The Supreme Court justices yesterday filed personal financial disclosure statements for 1979 showing all but three of the nine to be considerably poorer than most of the lawyers who argue before them.
Only Chief Justice Warren E. Burger and Associate Justices Potter Stewart and Lewis F. Powell Jr. reported any significant wealth in addition to their salaries.
None of the nine listed substantial changes in their financial status since the previous year's disclosure statements were filed. The forms, required by the Ethics in Government Act, provide only ranges of income and holdings rather than figures.
Burger reported investment income of between $10,000 and $34,000 in 1979. His holdings, valued at between $800,000 and $1.4 million, included a major investment in Minnesota Mining & Manufacturing Co. and land in Minnesota and Virginia.
Stewart reported investment income of between $100,000 and $239,000. His reported holdings in trusts, stocks and bonds totaled between $675,000 and $1.5 million.

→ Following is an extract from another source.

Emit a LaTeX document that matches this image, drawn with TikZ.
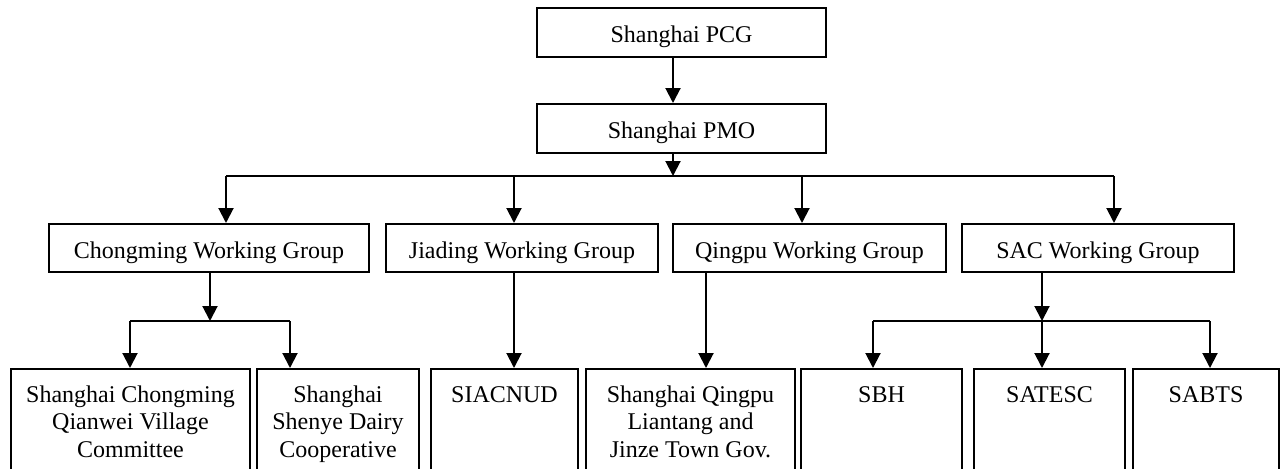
\documentclass[tikz,border=0pt]{standalone}
\usepackage{fontspec}
\setmainfont{Liberation Serif}
\usetikzlibrary{arrows.meta}
\tikzset {>={Triangle[length=7.5pt,width=7.5pt]}}
\tikzset{
  groupbox/.style={draw,line width=1pt,font=\fontsize{12}{13.75}\selectfont,
    inner sep=0pt,minimum height=24pt,text height=11pt,text depth=1pt},
  unitbox/.style={draw,line width=1pt,font=\fontsize{12}{13.75}\selectfont,
    anchor=north,inner sep=0pt,align=flush center,text height=16.5pt,text depth=80pt}
}

\begin{document}
\begin{tikzpicture}[x=1pt,y=1pt,line width=1pt]
\useasboundingbox (0,0) rectangle (640,234);

% top
\node[groupbox,minimum width=144.5pt,minimum height=24.5pt] (pcg) at (340.75,217.75) {Shanghai PCG};
\node[groupbox,minimum width=144.5pt,minimum height=24.5pt] (pmo) at (340.75,169.75) {Shanghai PMO};

% working groups
\node[groupbox,minimum width=160pt] (chongming) at (104.5,110) {Chongming Working Group};
\node[groupbox,minimum width=136pt] (jiading) at (261,110) {Jiading Working Group};
\node[groupbox,minimum width=136.5pt] (qingpu) at (404.75,110) {Qingpu Working Group};
\node[groupbox,minimum width=136pt] (sac) at (549,110) {SAC Working Group};

% units
\node[unitbox,text width=119.5pt] (qianwei) at (65.25,50) {Shanghai Chongming\\Qianwei Village\\Committee};
\node[unitbox,text width=81pt] (shenye) at (169,50) {Shanghai\\Shenye Dairy\\Cooperative};
\node[unitbox,text width=73.5pt] (siacnud) at (252.25,50) {SIACNUD};
\node[unitbox,text width=104.5pt] (liantang) at (345.25,50) {Shanghai Qingpu\\Liantang and\\Jinze Town Gov.};
\node[unitbox,text width=80.5pt] (sbh) at (440.75,50) {SBH};
\node[unitbox,text width=75.5pt] (satesc) at (524.75,50) {SATESC};
\node[unitbox,text width=73pt] (sabts) at (603,50) {SABTS};

% connectors
\coordinate (pmobar) at (336.5,146);
\draw[->] (pcg.south -| pmobar) -- (pmo.north -| pmobar);
\draw[->] (pmo.south -| pmobar) -- (pmobar);
\path
  (113,146) coordinate (c1)
  (257,146) coordinate (j1)
  (401,146) coordinate (q1)
  (557,146) coordinate (s1);
\draw (c1) -- (s1);
\foreach \jn/\grp in {c1/chongming,j1/jiading,q1/qingpu,s1/sac}
  \draw[->] (\jn) -- (\grp.north -| \jn);

\path
  (105,73.5) coordinate (c2)
  (65,73.5) coordinate (c3)
  (145,73.5) coordinate (c4);
\draw[->] (chongming.south -| c2) -- (c2);
\draw (c3) -- (c4);
\draw[->] (c3) -- (qianwei.north -| c3);
\draw[->] (c4) -- (shenye.north -| c4);

\draw[->] (jiading.south -| j1) -- (siacnud.north -| j1);

\coordinate (q2) at (353,73.5);
\draw[->] (qingpu.south -| q2) -- (liantang.north -| q2);

\path
  (521,73.5) coordinate (s2)
  (436.5,73.5) coordinate (s3)
  (605,73.5) coordinate (s4);
\draw[->] (sac.south -| s2) -- (s2);
\draw (s3) -- (s4);
\foreach \jn/\leaf in {s3/sbh,s2/satesc,s4/sabts}
  \draw[->] (\jn) -- (\leaf.north -| \jn);
\end{tikzpicture}
\end{document}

His family's largest, holding was a trust set by his wife's parents; its sole investment was stock in Wilmar Corp.
Powell reported between $120,000 and $266,000 in investment income and between $1.8 million and $3.8 million in holdings, most in trusts.
The six other justices reported relatively little wealth beyond their salaries of $72,000. Burger, as chief justice, is paid $75,000.